• **What you need to do**: Your task is to retype the lines from the opening of the material through the line that includes "grain_size = [0.01, 0.1, 1.0, 10.0, 100.0, 1000.0]". Do not copy the pictures.

• **Dataset section**:
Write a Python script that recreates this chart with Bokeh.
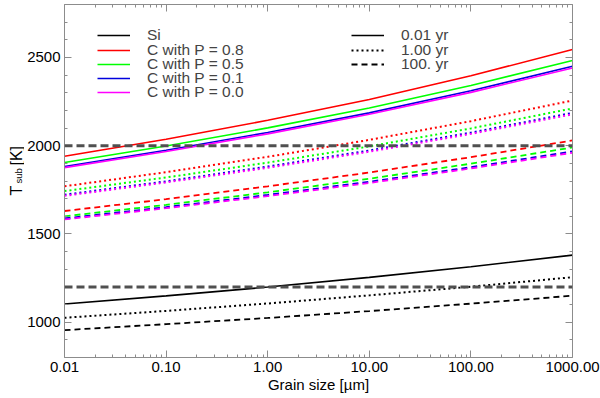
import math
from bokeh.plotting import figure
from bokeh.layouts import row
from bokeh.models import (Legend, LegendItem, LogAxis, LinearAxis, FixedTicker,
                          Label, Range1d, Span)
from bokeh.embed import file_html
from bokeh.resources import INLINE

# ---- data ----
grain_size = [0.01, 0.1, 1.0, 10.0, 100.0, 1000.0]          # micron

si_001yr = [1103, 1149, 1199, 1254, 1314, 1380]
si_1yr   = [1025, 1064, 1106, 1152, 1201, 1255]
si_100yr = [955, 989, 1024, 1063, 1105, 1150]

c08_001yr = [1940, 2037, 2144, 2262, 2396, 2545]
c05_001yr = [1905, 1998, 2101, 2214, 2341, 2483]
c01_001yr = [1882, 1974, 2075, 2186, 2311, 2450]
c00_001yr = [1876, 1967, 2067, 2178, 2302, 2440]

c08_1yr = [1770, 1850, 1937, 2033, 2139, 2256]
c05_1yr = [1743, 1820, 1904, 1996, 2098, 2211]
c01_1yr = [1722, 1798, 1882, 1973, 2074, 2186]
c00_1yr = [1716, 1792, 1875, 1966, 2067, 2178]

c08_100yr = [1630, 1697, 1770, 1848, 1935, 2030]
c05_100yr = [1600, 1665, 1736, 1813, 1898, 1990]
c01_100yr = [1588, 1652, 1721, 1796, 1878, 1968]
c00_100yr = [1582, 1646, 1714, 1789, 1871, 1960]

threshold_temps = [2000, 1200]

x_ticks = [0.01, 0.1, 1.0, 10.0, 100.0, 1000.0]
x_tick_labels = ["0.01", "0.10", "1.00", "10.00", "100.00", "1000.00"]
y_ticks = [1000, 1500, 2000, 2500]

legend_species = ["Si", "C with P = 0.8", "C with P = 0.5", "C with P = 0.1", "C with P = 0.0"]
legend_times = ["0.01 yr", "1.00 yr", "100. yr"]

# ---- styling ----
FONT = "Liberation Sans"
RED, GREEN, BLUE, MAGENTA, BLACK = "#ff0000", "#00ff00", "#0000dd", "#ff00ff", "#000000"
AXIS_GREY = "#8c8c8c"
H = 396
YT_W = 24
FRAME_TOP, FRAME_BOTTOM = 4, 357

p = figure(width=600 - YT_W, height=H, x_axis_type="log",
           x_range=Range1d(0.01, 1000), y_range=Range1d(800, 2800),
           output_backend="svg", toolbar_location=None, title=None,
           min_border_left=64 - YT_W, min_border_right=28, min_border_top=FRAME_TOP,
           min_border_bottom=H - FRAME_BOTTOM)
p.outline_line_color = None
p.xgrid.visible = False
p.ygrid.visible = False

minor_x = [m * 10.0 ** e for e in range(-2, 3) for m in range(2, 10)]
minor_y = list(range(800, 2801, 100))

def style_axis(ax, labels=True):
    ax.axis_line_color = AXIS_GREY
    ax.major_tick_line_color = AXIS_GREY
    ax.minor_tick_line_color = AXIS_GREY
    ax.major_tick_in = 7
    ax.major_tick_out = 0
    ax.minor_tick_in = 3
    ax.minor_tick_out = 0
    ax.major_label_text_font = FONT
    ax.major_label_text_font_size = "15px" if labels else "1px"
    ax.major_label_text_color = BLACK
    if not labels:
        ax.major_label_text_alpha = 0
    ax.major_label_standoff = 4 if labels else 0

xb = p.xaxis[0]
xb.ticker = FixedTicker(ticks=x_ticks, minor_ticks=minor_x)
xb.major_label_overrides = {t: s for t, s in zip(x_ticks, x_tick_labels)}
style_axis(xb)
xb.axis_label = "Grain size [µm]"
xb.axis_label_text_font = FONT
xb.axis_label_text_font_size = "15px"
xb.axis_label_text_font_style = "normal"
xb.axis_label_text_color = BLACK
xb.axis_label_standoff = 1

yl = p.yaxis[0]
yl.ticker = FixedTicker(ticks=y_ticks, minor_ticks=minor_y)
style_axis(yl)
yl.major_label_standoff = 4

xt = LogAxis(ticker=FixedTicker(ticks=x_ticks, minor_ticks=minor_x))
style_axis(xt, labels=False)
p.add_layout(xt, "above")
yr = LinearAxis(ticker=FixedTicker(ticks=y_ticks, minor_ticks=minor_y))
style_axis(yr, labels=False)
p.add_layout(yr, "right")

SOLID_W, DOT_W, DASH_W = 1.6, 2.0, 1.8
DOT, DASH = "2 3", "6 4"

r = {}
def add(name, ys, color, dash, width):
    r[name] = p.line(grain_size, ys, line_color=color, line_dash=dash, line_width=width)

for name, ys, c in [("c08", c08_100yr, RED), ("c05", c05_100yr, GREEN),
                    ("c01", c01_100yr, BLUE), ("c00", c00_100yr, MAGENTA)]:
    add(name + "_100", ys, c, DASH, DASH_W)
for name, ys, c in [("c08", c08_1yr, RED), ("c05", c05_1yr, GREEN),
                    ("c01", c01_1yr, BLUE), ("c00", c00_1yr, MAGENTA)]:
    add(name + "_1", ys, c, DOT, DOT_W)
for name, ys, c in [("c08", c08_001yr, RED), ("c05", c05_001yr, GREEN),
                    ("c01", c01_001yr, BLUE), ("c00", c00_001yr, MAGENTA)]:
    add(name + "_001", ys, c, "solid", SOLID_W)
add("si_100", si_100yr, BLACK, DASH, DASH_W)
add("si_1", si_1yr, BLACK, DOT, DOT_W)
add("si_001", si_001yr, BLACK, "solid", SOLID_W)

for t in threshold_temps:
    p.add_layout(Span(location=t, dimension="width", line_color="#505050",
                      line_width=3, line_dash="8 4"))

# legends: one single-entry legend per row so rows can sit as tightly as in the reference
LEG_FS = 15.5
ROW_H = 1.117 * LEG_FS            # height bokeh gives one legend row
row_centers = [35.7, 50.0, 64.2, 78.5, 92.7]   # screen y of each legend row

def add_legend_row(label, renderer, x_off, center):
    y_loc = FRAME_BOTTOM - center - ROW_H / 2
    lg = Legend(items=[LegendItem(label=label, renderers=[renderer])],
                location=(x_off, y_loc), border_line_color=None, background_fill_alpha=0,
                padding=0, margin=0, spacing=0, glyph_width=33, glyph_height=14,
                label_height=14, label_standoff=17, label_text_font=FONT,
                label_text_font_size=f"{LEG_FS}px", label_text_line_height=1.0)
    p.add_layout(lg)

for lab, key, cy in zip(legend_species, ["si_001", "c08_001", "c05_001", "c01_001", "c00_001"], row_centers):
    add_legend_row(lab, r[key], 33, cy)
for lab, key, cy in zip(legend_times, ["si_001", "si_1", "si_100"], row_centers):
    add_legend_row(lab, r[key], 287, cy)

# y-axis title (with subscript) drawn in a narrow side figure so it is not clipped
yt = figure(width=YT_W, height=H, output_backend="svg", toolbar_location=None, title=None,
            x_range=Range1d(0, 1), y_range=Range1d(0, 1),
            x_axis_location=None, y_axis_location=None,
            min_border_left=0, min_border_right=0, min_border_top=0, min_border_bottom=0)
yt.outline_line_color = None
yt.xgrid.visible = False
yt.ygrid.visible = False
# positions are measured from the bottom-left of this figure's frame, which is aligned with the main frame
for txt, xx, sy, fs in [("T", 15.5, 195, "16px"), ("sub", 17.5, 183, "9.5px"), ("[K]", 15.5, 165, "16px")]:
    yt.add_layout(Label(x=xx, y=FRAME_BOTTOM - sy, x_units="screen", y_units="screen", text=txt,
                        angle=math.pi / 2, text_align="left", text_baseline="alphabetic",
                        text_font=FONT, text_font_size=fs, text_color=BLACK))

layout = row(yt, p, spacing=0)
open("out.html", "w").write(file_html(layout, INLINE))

• **Written answer**:
Write a Python script that recreates this chart with Bokeh.
import math
from bokeh.plotting import figure
from bokeh.layouts import row
from bokeh.models import (Legend, LegendItem, LogAxis, LinearAxis, FixedTicker,
                          Label, Range1d, Span)
from bokeh.embed import file_html
from bokeh.resources import INLINE

# ---- data ----
grain_size = [0.01, 0.1, 1.0, 10.0, 100.0, 1000.0]          # micron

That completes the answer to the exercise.